Virtual Roger Clemens Is a Headhunter

At Nationals Park last night, we spent a fair amount of time walking around the stadium, checking it out. One advantage of building a state-of-the-art baseball stadium on the Anacostia riverfront in DC was that there was a lot of land available. So the stadium is actually huge. There's an enormous section behind the centerfield scoreboard for families, including a playground and virtual reality pitching and hitting cages.

I'm not sure "virtual reality" is the right term here, because the balls are real. The batting cages allow you to face a big-league pitcher, who appears on the screen (my guess is that it's less than sixty feet six inches away). The pitcher winds up and throws--and the ball looks like it comes out of the screen, off the pitcher's hand. It's an amazing optical effect. The ball actually comes through a hole in the screen, but the hole is pretty well camouflaged. So it gives the effect of facing a big-league pitcher (without the 90-plus MPH fastball). We had to watch for awhile just because it was so cool.

But don't go up against virtual Roger Clemens. He was throwing at one kid last night and plunked him once. Apparently, the balls aren't real baseballs, because the kid didn't writhe around in pain afterwards. Or, maybe they should adjust the pitching machine.

The pitching simulation is similar--you throw the baseball at a screen, and the hitter (of your choice) swings at strikes. The screen clocks your pitches, too. I really wanted to face David Justice circa 1995, but they didn't have that program for some reason.

Also, the new ballpark has good food selections (including Ben's Chili Bowl), many kinds of beer (including good draft beer), and liquor. In the upper deck, no less.

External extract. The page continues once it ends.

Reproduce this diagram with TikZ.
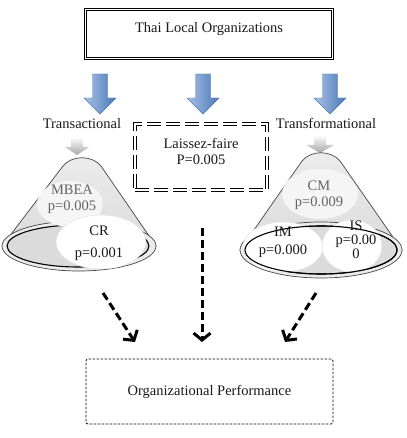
\documentclass[tikz,border=0pt]{standalone}
\usepackage{fontspec}
\setmainfont{Liberation Serif}
\usetikzlibrary{arrows.meta,positioning,shapes.geometric}
\definecolor{arrowlight}{RGB}{168,194,228}
\definecolor{arrowdark}{RGB}{74,120,184}
\definecolor{coneedge}{RGB}{70,70,70}
\definecolor{labelgray}{RGB}{100,100,100}
\definecolor{textdark}{RGB}{25,25,25}

% block arrows (x, top)
\newcommand{\bluedown}[1]{%
  \shadedraw[left color=arrowlight, right color=arrowdark, draw=arrowdark, line width=0.4pt]
    (#1-7.5,74) -- (#1+7.5,74) -- (#1+7.5,98) -- (#1+16,98) -- (#1,114) -- (#1-16,98) -- (#1-7.5,98) -- cycle;}
\newcommand{\graydown}[3]{%
  \shade[top color=white, bottom color=gray!70]
    (#1-6,#2) -- (#1+6,#2) -- (#1+6,#2+10) -- (#1+#3,#2+10) -- (#1,#2+18) -- (#1-#3,#2+10) -- (#1-6,#2+10) -- cycle;}

\begin{document}
\begin{tikzpicture}[x=1pt, y=-1pt,
    txt/.style={font=\fontsize{14.5}{16}\selectfont, inner sep=0pt, align=center, text=textdark},
    dimtxt/.style={txt, text=labelgray},
    topbox/.style={txt, draw, double, double distance=1.6pt, line width=1pt, minimum width=247pt, minimum height=49pt},
    lfbox/.style={txt, draw, double, double distance=1.6pt, line width=1pt, dash pattern=on 14pt off 5pt, minimum width=132pt, minimum height=66pt},
    perfbox/.style={txt, draw, line width=0.8pt, dash pattern=on 2.5pt off 1.5pt, rounded corners=2pt, minimum width=247pt, minimum height=65pt},
    conebody/.style={top color=gray!15, bottom color=gray!28, draw=coneedge, line width=0.7pt},
    outerbase/.style={fill=gray!15, draw=coneedge, line width=0.7pt},
    innerbase/.style={fill=gray!28, draw=black, line width=1.1pt},
    factor/.style={ellipse, inner sep=0pt, draw=gray!25, line width=0.4pt},
    dasharrow/.style={line width=3pt, dash pattern=on 8pt off 4pt, -{Straight Barb[length=7pt, width=17pt]}}
]
    \useasboundingbox (0,0) rectangle (406,438);

    % Top and bottom boxes
    \node[topbox] (orgs) at (209,34) {Thai Local Organizations\rule[-14pt]{0pt}{1pt}};
    \node[perfbox] (perf) at (209.5,391.5) {Organizational Performance};

    % Leadership styles
    \bluedown{100}
    \bluedown{203}
    \bluedown{330}
    \node[txt] (transac) at (82,124) {Transactional};
    \node[txt] (transf) at (326,123) {Transformational};
    \node[lfbox] (laissez) at (201,157) {Laissez-faire\\P=0.005\rule[-12pt]{0pt}{1pt}};

    % Transactional cone
    \graydown{77}{137}{12}
    \path[conebody] (2,246) -- (63,166) .. controls (72,155) and (92,155) .. (101,166) -- (156,246) -- cycle;
    \path[outerbase] (79,246) ellipse [x radius=77, y radius=25];
    \path[innerbase] (78,246) ellipse [x radius=71, y radius=21];
    \node[factor, draw=none, fill=gray!8, minimum width=66pt, minimum height=46pt] (mbeaell) at (70,204) {};
    \node[factor, fill=white, minimum width=90pt, minimum height=54pt] (crell) at (101,242) {};
    \node[dimtxt] (mbea) at (72,199) {MBEA\\p=0.005};
    \node[txt] (cr) at (99,243) {CR\\[6pt]p=0.001};

    % Transformational cone
    \graydown{320}{135}{14}
    \path[conebody] (240,250) -- (302,161) .. controls (311,150) and (331,150) .. (340,161) -- (402,250) -- cycle;
    \path[outerbase] (321,250) ellipse [x radius=81, y radius=28];
    \path[innerbase] (321,250) ellipse [x radius=76, y radius=24];
    \node[factor, draw=none, fill=gray!8, minimum width=76pt, minimum height=50pt] (cmell) at (320,194) {};
    \node[factor, fill=white, minimum width=80pt, minimum height=50pt] (imell) at (283,247) {};
    \node[factor, fill=white, minimum width=60pt, minimum height=52pt] (isell) at (352,246) {};
    \draw[black, line width=1.1pt] (321,250) ellipse [x radius=76, y radius=24];
    \node[dimtxt] (cm) at (319,195) {CM\\p=0.009};
    \node[txt] (im) at (283,242) {IM\\[2pt]p=0.000};
    \node[txt] (is) at (356,240) {IS\\[-2pt]p=0.00\\[-2pt]0};

    % Effects on performance
    \coordinate (lstart) at (103,293);
    \coordinate (lend) at (135,342);
    \coordinate (mstart) at (202,228);
    \coordinate (mend) at (202,342);
    \coordinate (rstart) at (316,293);
    \coordinate (rend) at (285,342);
    \draw[dasharrow] (lstart) -- (lend);
    \draw[dasharrow] (mstart) -- (mend);
    \draw[dasharrow] (rstart) -- (rend);
\end{tikzpicture}
\end{document}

One of the features I really liked was "the Red Porch" in the center field bleachers area (or, where the bleachers would normally be). This is kind of like low-rent club seating. There's a restaurant for the section, and the seats are padded. They also afford an excellent view of the field (think bleachers at the Jake, but padded! padded seat backs!). I know because we snuck down there after the seventh inning and watched the end of the game. I don't know how much these cost, but they would be pretty attractive for a night game (I would be reluctant to sit there for a day game--the sun would burn you up alive).